Above: Brock Pierce is interested in marrying gaming and blockchain.
Brock Pierce, our final conference speaker, has a habit of jumping on waves. He was a pioneer of virtual good, digital video, and social casino games. All told, he has raised more than $5 billion for the companies he has founded.
Pierce got involved with Bitcoin early, even to the point where he mined some early Bitcoin and lost the paper that proved he owned it.
But now Forbes has called him a “blockchain billionaire.”
I crossed paths with him in 2012 when he was running Playsino, a social casino games company, and the Clearstone Global Gaming Fund. I recall he was increasingly distracted by Bitcoin at the time, and in 2013, he cofounded Blockchain Capital, which raised money to invest in a large number of blockchain startups.
In 2017, he was a shareholder and adviser for Block.one, which held an initial coin offering (ICO) and sold $700 million worth of its EOS coins. EOS tokens are now valued at around $4.9 billion. He was also an investor in Tether, which like EOS is also one of the largest digital currencies in the $350 billion cryptocurrency market. He left Block.one in March 2018.
Pierce said he has been very concerned about all of the scams and fraud in cryptocurrency fundings. But he believes that blockchain and games will come together through business models such as rewards for playing games or incentives for game developers. He likened the current time to the period when the iPhone came out, and developers were just learning how to create iPhone games.
“That is a very important early indicating piece of data that everyone should be paying attention to,” Pierce said.

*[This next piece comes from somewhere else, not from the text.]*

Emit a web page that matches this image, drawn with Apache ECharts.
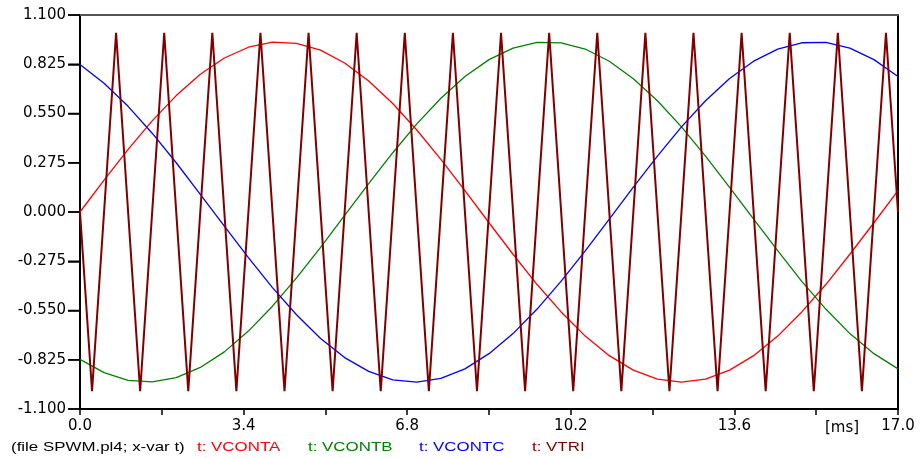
<!DOCTYPE html>
<html>
<head>
<meta charset="utf-8">
<script src="https://cdn.jsdelivr.net/npm/echarts@6/dist/echarts.min.js"></script>
<style>html,body{margin:0;padding:0;background:#fff}#c{width:920px;height:458px}</style>
</head>
<body>
<div id="c"></div>
<script>
// Time samples [ms] for the three control sines
const timeMs = [0,0.5,1,1.5,2,2.5,3,3.5,4,4.5,5,5.5,6,6.5,7,7.5,8,8.5,9,9.5,10,10.5,11,11.5,12,12.5,13,13.5,14,14.5,15,15.5,16,16.5,17];
const vcontA = [0.000,0.178,0.350,0.509,0.650,0.769,0.860,0.920,0.948,0.942,0.904,0.832,0.732,0.606,0.458,0.294,0.119,-0.060,-0.236,-0.405,-0.558,-0.693,-0.802,-0.883,-0.933,-0.950,-0.933,-0.883,-0.802,-0.693,-0.558,-0.405,-0.236,-0.060,0.119];
const vcontB = [-0.823,-0.897,-0.940,-0.949,-0.925,-0.868,-0.781,-0.665,-0.526,-0.368,-0.198,-0.019,0.158,0.331,0.492,0.635,0.757,0.851,0.915,0.947,0.944,0.910,0.842,0.744,0.621,0.475,0.312,0.138,-0.040,-0.216,-0.387,-0.542,-0.679,-0.791,-0.876];
const vcontC = [0.823,0.719,0.590,0.440,0.275,0.099,-0.079,-0.255,-0.422,-0.574,-0.706,-0.813,-0.890,-0.937,-0.950,-0.929,-0.876,-0.791,-0.679,-0.542,-0.386,-0.217,-0.040,0.139,0.312,0.475,0.621,0.745,0.842,0.909,0.945,0.947,0.915,0.851,0.757];
// Triangle carrier vertices
const triTime = [0,0.25,0.75,1.25,1.75,2.25,2.75,3.25,3.75,4.25,4.75,5.25,5.75,6.25,6.75,7.25,7.75,8.25,8.75,9.25,9.75,10.25,10.75,11.25,11.75,12.25,12.75,13.25,13.75,14.25,14.75,15.25,15.75,16.25,16.75,17];
const triVal  = [0,-1,1,-1,1,-1,1,-1,1,-1,1,-1,1,-1,1,-1,1,-1,1,-1,1,-1,1,-1,1,-1,1,-1,1,-1,1,-1,1,-1,1,0];
// Y tick values
const yTicks = [-1.1,-0.825,-0.55,-0.275,0,0.275,0.55,0.825,1.1];
const seriesNames = ['t: VCONTA','t: VCONTB','t: VCONTC','t: VTRI'];
const seriesColors = ['#ff0000','#008000','#0000ff','#800000'];
const fileLabel = '(file SPWM.pl4; x-var t)';
const unitLabel = '[ms]';

const pair = (xs, ys) => xs.map((x, i) => [x, ys[i]]);
const chart = echarts.init(document.getElementById('c'));
const axisFont = {fontFamily: 'DejaVu Sans', fontSize: 15, color: '#000'};

const legendX = [11, 197, 308, 419, 532];
const legendTexts = [fileLabel].concat(seriesNames);
const legendColors = ['#000'].concat(seriesColors);
const graphics = legendTexts.map((t, i) => ({
  type: 'text', x: legendX[i], y: 447, scaleX: 1.3,
  style: {text: t, fill: legendColors[i], font: '13px "Liberation Sans"', textAlign: 'left', textVerticalAlign: 'middle'}
}));
graphics.push({type: 'text', x: 842, y: 428, style: {text: unitLabel, fill: '#000', font: '15px "DejaVu Sans"', textAlign: 'center', textVerticalAlign: 'middle'}});

chart.setOption({
  animation: false,
  grid: {left: 80, right: 22, top: 15, bottom: 49, show: true, borderColor: '#000', borderWidth: 2},
  xAxis: [{
    type: 'value', min: 0, max: 17, interval: 1.7,
    axisLine: {show: true, onZero: false, lineStyle: {color: '#000', width: 2}},
    axisTick: {show: true, length: 6, lineStyle: {color: '#000', width: 1.5}},
    splitLine: {show: false},
    axisLabel: Object.assign({margin: 10, showMaxLabel: true, showMinLabel: true,
      formatter: v => { const k = Math.round(v / 1.7); return k % 2 === 0 ? (k * 1.7).toFixed(1) : ''; }}, axisFont)
  }, {
    type: 'value', min: 0, max: 17, position: 'top',
    axisLine: {show: true, onZero: false, lineStyle: {color: '#555', width: 2}},
    axisTick: {show: false}, axisLabel: {show: false}, splitLine: {show: false}
  }],
  yAxis: {
    type: 'value', min: -1.1, max: 1.1, interval: 0.275,
    axisLine: {show: true, onZero: false, lineStyle: {color: '#000', width: 2}},
    axisTick: {show: true, length: 12, lineStyle: {color: '#000', width: 1.5}},
    splitLine: {show: false},
    axisLabel: Object.assign({margin: 14, formatter: v => v.toFixed(3)}, axisFont)
  },
  graphic: graphics,
  series: [
    {name: seriesNames[0], type: 'line', data: pair(timeMs, vcontA), showSymbol: false, lineStyle: {color: seriesColors[0], width: 1.3}},
    {name: seriesNames[1], type: 'line', data: pair(timeMs, vcontB), showSymbol: false, lineStyle: {color: seriesColors[1], width: 1.3}},
    {name: seriesNames[2], type: 'line', data: pair(timeMs, vcontC), showSymbol: false, lineStyle: {color: seriesColors[2], width: 1.3}},
    {name: seriesNames[3], type: 'line', data: pair(triTime, triVal), showSymbol: false, lineStyle: {color: seriesColors[3], width: 2}},
    {name: 'yticks', type: 'custom', silent: true, clip: false,
      data: yTicks.map(v => [0, v]),
      renderItem: (params, api) => {
        const p = api.coord([0, api.value(1)]);
        return {type: 'line', shape: {x1: p[0] - 12, y1: p[1], x2: p[0], y2: p[1]}, style: {stroke: '#000', lineWidth: 1.5}};
      }}
  ]
});
</script>
</body>
</html>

Some of the early games will be quite simple, like CryptoKitties. But Pierce said he hopes massively multiplayer online games will integrate blockchain decentralization with a different kind of economy.
A few years ago, Pierce believed it was too early for game developers to care about blockchain. But now he thinks that the time has come to fund blockchain game companies that take advantage of the foundations that have already been laid.
As for the companies like EA sitting on the sidelines, Matsumura said, “I think those companies will never catch up.”